As a young child all Jun Naruse wanted was to realize her dream of attending a grand ball at the majestic castle on the hill. One day, when she saw her father escorting another woman from said castle, her heart swelled with excitement. He must be a prince! And even though mommy’s not with him, maybe she was simply too busy cooking to attend the ball. When she breathlessly relays this story to her mom, though, it’s not met with the same enthusiasm. Next thing she knows dad is out of the house for good, and to top it all off he explicitly blames her for everything.
It’s on this melancholy note that The Anthem of the Heart -Beautiful Word, Beautiful World- begins, and Naruse’s childhood chatterbox ways are quickly shattered. Since blabbing all the time is apparently what got her into this, she takes the sage advice of a mysterious “Egg Fairy” and seals her words away, never to speak again. Flash forward to high school, where Naruse is in her second year and as silent as ever. Some cracks begin to form in her shell, however, when her homeroom teacher signs her up with a few students as members of the Regional Friendship Exchange Executive Committee. Once it’s decided that they’ll put on a musical as part of the community outreach program, Naruse learns that while she may bottle up the words she speaks, her heart is able to reveal its many truths through song.

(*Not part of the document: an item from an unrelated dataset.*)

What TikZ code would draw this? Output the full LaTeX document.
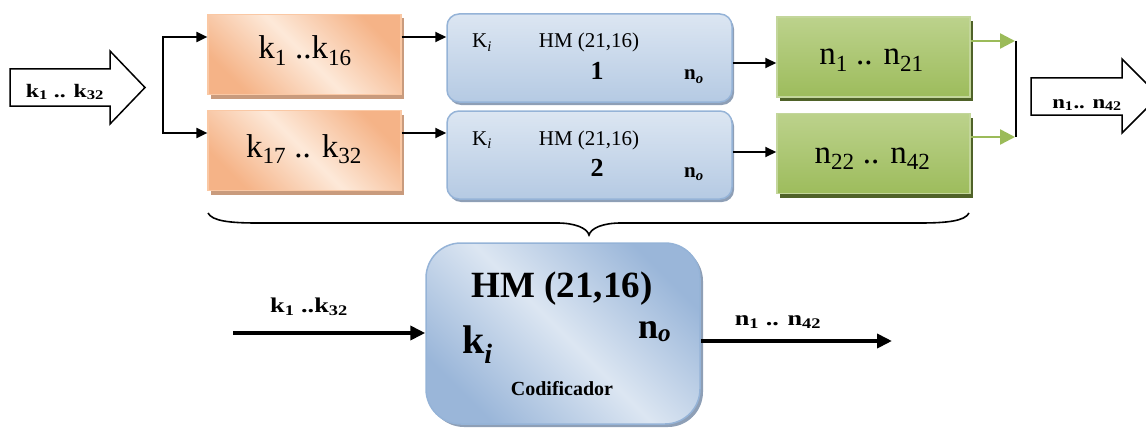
\documentclass[tikz,border=0pt]{standalone}
\usepackage{fontspec}
\setmainfont{Liberation Serif}
\usetikzlibrary{arrows.meta,shadows}
\definecolor{olight}{HTML}{FDE9D9}
\definecolor{odark}{HTML}{F5B387}
\definecolor{oborder}{HTML}{FAC8A4}
\definecolor{oshadow}{HTML}{C99B7D}
\definecolor{blight}{HTML}{DCE6F2}
\definecolor{bdark}{HTML}{B5CAE3}
\definecolor{bdeep}{HTML}{9AB6D9}
\definecolor{bborder}{HTML}{95B3D7}
\definecolor{bshadow}{HTML}{8E9FB6}
\definecolor{gtop}{HTML}{BCD28C}
\definecolor{gbot}{HTML}{9DBC5C}
\definecolor{gborder}{HTML}{C3D69B}
\definecolor{gshadow}{HTML}{4F6228}
\definecolor{garrow}{HTML}{9BBB59}
\newcommand\sbs[1]{\textsubscript{#1}}
\newcommand\fsz[1]{\fontsize{#1}{#1}\selectfont}
\tikzset{
  obox/.style={draw=oborder, line width=1.2pt, left color=odark, right color=odark, middle color=olight, shading angle=-45,
    minimum width=193pt, minimum height=80pt, inner sep=0pt,
    general shadow={fill=oshadow, shadow xshift=3pt, shadow yshift=-4pt}},
  bbox/.style={draw=bborder, line width=1.5pt, top color=blight, bottom color=bdark, rounded corners=12pt,
    minimum width=285pt, minimum height=88pt, inner sep=0pt,
    general shadow={fill=bshadow, shadow xshift=2pt, shadow yshift=-3pt}},
  gbox/.style={draw=gborder, line width=1.5pt, top color=gtop, bottom color=gbot,
    minimum width=193pt, minimum height=80pt, inner sep=0pt,
    general shadow={fill=gshadow, shadow xshift=3pt, shadow yshift=-4pt}},
  hmbox/.style={draw=bborder, line width=1.5pt, left color=bdeep, right color=bdeep, middle color=blight, shading angle=-45,
    rounded corners=35pt, minimum width=274pt, minimum height=181pt, inner sep=0pt,
    general shadow={fill=bshadow, shadow xshift=3pt, shadow yshift=-3pt}},
  txt/.style={inner sep=0pt, anchor=base, text=black},
  arr/.style={line width=2pt, -{Triangle[length=11pt,width=10pt]}},
  bigarr/.style={line width=4.5pt, -{Triangle[length=15pt,width=14pt]}},
  garr/.style={line width=2.5pt, draw=garrow, -{Triangle[length=15pt,width=15pt,fill=garrow]}},
  blockarr/.style={draw=black, line width=1.5pt, fill=white, line join=miter},
}
\begin{document}
\begin{tikzpicture}[x=1pt,y=-1pt]
\useasboundingbox (0,0) rectangle (1146,428);
\begin{scope}
\clip (0,0) rectangle (1146,428);
% left block arrow
\draw[blockarr] (10,69) -- (110,69) -- (110,51) -- (145,87.5) -- (110,124) -- (110,106) -- (10,106) -- cycle;
\node[txt, font=\bfseries\fsz{19}] (lin) at (65,97) {\scalebox{1.25}[1]{k\sbs{1} .. k\sbs{32}}};
% right block arrow
\draw[blockarr] (1031,78) -- (1122,78) -- (1122,59) -- (1159,96) -- (1122,133) -- (1122,115) -- (1031,115) -- cycle;
\node[txt, font=\bfseries\fsz{19}] (rout) at (1087,108) {\scalebox{1.2}[1]{n\sbs{1}.. n\sbs{42}}};

% orange boxes
\node[obox] (o1) at (304.5,54.5) {};
\node[obox] (o2) at (304.5,150.5) {};
\node[txt, font=\fsz{33}] (o1t) at (305,59) {k\sbs{1} ..k\sbs{16}};
\node[txt, font=\fsz{33}] (o2t) at (304,157) {k\sbs{17} .. k\sbs{32}};

% blue boxes
\node[bbox] (b1) at (589.5,58) {};
\node[bbox] (b2) at (589.5,155) {};
\node[txt, anchor=base west, font=\fsz{21}] (b1k) at (472,48) {K\sbs{\itshape i}};
\node[txt, font=\fsz{21}] (b1h) at (589,48) {HM (21,16)};
\node[txt, font=\bfseries\fsz{26}] (b1n) at (597,79) {1};
\node[txt, anchor=base west, font=\bfseries\fsz{21}] (b1o) at (684,80) {n\sbs{\itshape o}};
\node[txt, anchor=base west, font=\fsz{21}] (b2k) at (472,145) {K\sbs{\itshape i}};
\node[txt, font=\fsz{21}] (b2h) at (589,145) {HM (21,16)};
\node[txt, font=\bfseries\fsz{26}] (b2n) at (597,176) {2};
\node[txt, anchor=base west, font=\bfseries\fsz{21}] (b2o) at (684,177) {n\sbs{\itshape o}};

% green boxes
\node[gbox] (g1) at (873.5,57) {};
\node[gbox] (g2) at (873.5,153.5) {};
\node[txt, font=\fsz{33}] (g1t) at (871.5,65) {n\sbs{1} .. n\sbs{21}};
\node[txt, font=\fsz{33}] (g2t) at (872.5,163) {n\sbs{22} .. n\sbs{42}};

% branch
\coordinate (bt) at (163,37);
\coordinate (bb) at (163,133);
\draw[line width=2pt] (bt) -- (bb);
\draw[arr] ([xshift=-1pt]bt) -- (bt -| o1.west);
\draw[arr] ([xshift=-1pt]bb) -- (bb -| o2.west);
\draw[arr] (o1.east |- bt) -- (b1.west |- bt);
\draw[arr] (o2.east |- bb) -- (b2.west |- bb);
\coordinate (m1) at (750,63);
\coordinate (m2) at (750,152);
\draw[arr] (b1.east |- m1) -- (g1.west |- m1);
\draw[arr] (b2.east |- m2) -- (g2.west |- m2);
% join
\coordinate (j1) at (1016,41);
\coordinate (j2) at (1016,137);
\draw[garr] (g1.east |- j1) -- ([xshift=-1pt]j1);
\draw[garr] (g2.east |- j2) -- ([xshift=-1pt]j2);
\draw[line width=1.5pt] (j1) -- (j2);

% brace
\draw[line width=1.6pt] (208,213) .. controls (212,221) and (230,223) .. (257,223) -- (557,223)
  .. controls (575,223) and (587,228) .. (589,235) .. controls (591,228) and (603,223) .. (621,223)
  -- (920,223) .. controls (947,223) and (965,221) .. (969,213);

% big HM box
\node[hmbox] (hm) at (563,333.5) {};
\node[txt, font=\bfseries\fsz{37}] (hmt) at (562,297) {HM (21,16)};
\node[txt, anchor=base west, font=\bfseries\fsz{40}] (hmk) at (462,353) {k\sbs{\itshape i}};
\node[txt, anchor=base west, font=\bfseries\fsz{36}] (hmn) at (638,338) {n\sbs{\itshape o}};
\node[txt, font=\bfseries\fsz{20}] (hmc) at (562,395) {Codificador};

\coordinate (ain) at (233,333);
\coordinate (aout) at (892,341);
\draw[bigarr] (ain) -- (ain -| hm.west);
\draw[bigarr] (hm.east |- aout) -- (aout);
\node[txt, font=\bfseries\fsz{21}] (ainl) at (309,312) {\scalebox{1.25}[1]{k\sbs{1} ..k\sbs{32}}};
\node[txt, font=\bfseries\fsz{21}] (aoutl) at (778,325) {\scalebox{1.25}[1]{n\sbs{1} .. n\sbs{42}}};
\end{scope}
\end{tikzpicture}
\end{document}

Aside from the looming musical itself, one of the main catalysts for this change in Naruse is fellow classmate Takumi Sakagami. There’s something about him that both intrigues and irritates Naruse; the way he acts and the things he says give her the impression that he’s peeking into her heart. Even if that’s not really the case, he cracks her shell further as their friendship develops. She tells him everything. She tells him about her father, how an egg sealed away her words, and how she’s been cursed by this in such a way that she gets a crippling stomachache whenever she tries to speak. Rather than drive him away, the unraveling truths in Naruse gradually push Sakagami to reveal his own.
From there it’s infectious, spreading through the film’s fully-developed principal cast like some kind of airborne truth serum. The Anthem of the Heart isn’t just about a girl who has almost completely lost the ability to speak, it’s about anyone who can’t seem to say what’s on their mind and in their heart. It’s about finding your own way to break through, and it’s told through lovingly animated characters and a fittingly beautiful soundtrack. Director Tatsuyuki Nagai (anohana: The Flower We Saw That Day) and writer Mari Okada (Lupin III: The Woman Called Fujiko Mine) manage to make the film come off as very natural in its portrayal of burgeoning friendships and relationships both new and old. Between the spirited songs are punctuations of thoughtful silence, lending more weight to the events happening around and within Naruse.
The moment the musical is introduced it’s pretty clear what we’re in store for with The Anthem of the Heart. You know you’re going to get a third act performance interwoven with just the right amount of drama, and at the halfway point you’re more or less just bracing yourself for any waterworks that may erupt as a result. The journey there is well worth taking.
Distributed by Eleven Arts, The Anthem of the Heart kicks off its limited North American theatrical run on November 1.